The six principles of “stickiness” are (with some examples from William Wilberforce and Martin Luther King, Jr.):
1. Simple: The idea is stripped to its core without turning it into a silly sound bite.
Martin Luther King’s oft repeated words of “I have a dream” helped crystallize the core of his idea of a nation where “justice will roll down like waters, and righteousness like a might stream.” I had forgotten that the “I have a dream” line was often used by MLK. He returned to it often. It’s simple image allowed him to encapsulate the vision of the Civil Rights Movement as a noble dream, not yet realized, but one in which the “moral arc of the universe was bending.” (I love that line.)
2. Unexpected: The idea captures people’s attention and holds it. Leaders–unfettered by the Curse of Knowledge–say things that aren’t necessarily natural or intuitive or rooted in “common sense.”
One of the great strengths of Martin Luther King’s leadership of the Civil Rights Movement was his commitment to nonviolence. Over and over again, he reminded the black community–a community rightly angered by injustice–that the road to freedom was nonviolence. Many disagreed with him and argued for “physical action.” He stood firm on what might have been an unexpected and unnatural strategy. Hear his words:
We must meet hate with love. We must meet physical force with soul force. There is still a voice crying out through the vista of time, saying: “Love you enemies, bless them that curse you, pray for them that despitefully use you.” Then, and only then, can you matriculate into the university of eternal life. That same voice cries out in terms lifted to cosmic proportions: “He who lives by the sword will perish by the sword.” And history is replete with the bleached bones of nations that failed to follow this command. We must follow nonviolence and love.

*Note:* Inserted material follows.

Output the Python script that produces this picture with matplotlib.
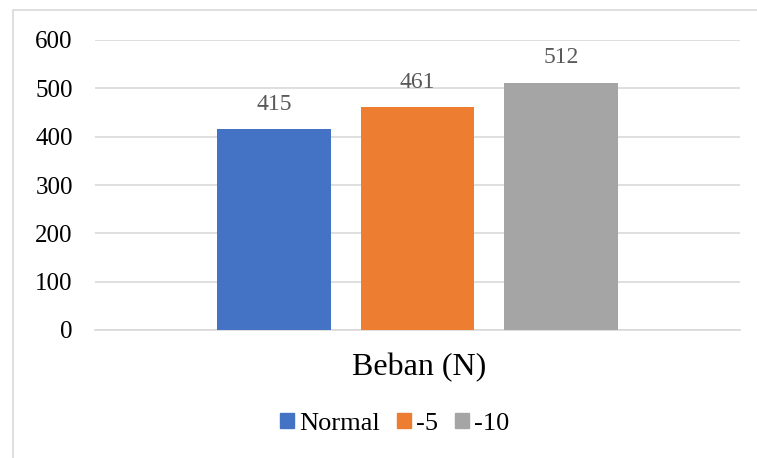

With such an unexpected strategy, MLK subpoenaed the conscience of our nation and kept the movement from excesses while maintaining a “strong nonviolent militancy.”
3. Concrete: The idea is communicated in concrete language–language about people and actions and things that can be discovered via the senses. Concrete language helps everyone understands it in a similar way.
4. Credible: The idea is believable, supported by convincing details, ready examples and accessible statistics.
5. Emotional: The idea is communicated in a way that you get people to care about it–emotionally and viscerally. Sticky ideas connect to people’s “better” self-interests, are related to their identity as people, and are associated with things they care about.
Here’s an example of how William Wilberforce and the Clapham Circle made the abolition of slavery “concrete, credible, and emotional.”
Take a look at this photo, but don’t click on it–not yet anyway.
What do you see? The plans for a ship and its cargo.
Now, click on it. What do you see?
This is the infamous British slave ship, Brookes. It was regulated by British law to carry 454 African slaves across the Middle Passage from Africa to the British West Indies and their sugar farms. In reality, the Brookes carried as many as 609 slaves on most voyages. As a result of political pressure by the Clapham Circle (William Wilberforce, Granville Sharp, Henry Thornton, Hannah More, etc.–all committed Christ-followers), the British government had sought–half-heartedly–to regulate the trade by limiting the number of Africans a ship could carry. As part of their strategy to abolish the slave trade and eventually slavery, the Chapham circle published this officially approved drawing so the British public could see what was actually happening. By making the slave trade concrete, concrete and emotional to the British public, there arouse an outcry in England and many of the “uncommitted and unaware” rose to support the efforts of the Chapham circle.
6. Stories: The idea that is “storied” gets people to remember and to act. Leaders–unfettered by the Curse of Knowledge–tell stories. They know that you can reconstruct the moral from the story, but you
can’t reconstruct the story from the moral.
Martin Luther King speeches were “embedded” with story–Rosa Park’s refusal to move to the black section of the bus, Krawme Nkrumah’s non-violent revolution in Ghana, the Birmingham church bombing, the Selma March, the Sealtest Dairy injustice. He no doubt felt–as movement leaders do–that “If there are no stories that symbolize a vision or strategy well, that is a warning flag about the strategy. it may not be sufficiently clear or actionable to manifest itself in the actions of specific individuals. Otherwise, there’d be stories.”
Wilberforce and his circle often used story to forward the cause of abolition. The story of the “legal” drowning of 132 Africans, thrown overboard from the infamous slave ship Zong, helped spark the movement in England. Lord Mansfield, the judge in the case, released the perpetrators, saying it was “just as if horses were killed.” His comments unintentionally “adding” to the power of the story.
Movement leaders use language that sticks, language that is Simple Unexpected Concrete Credible Emotional Stories.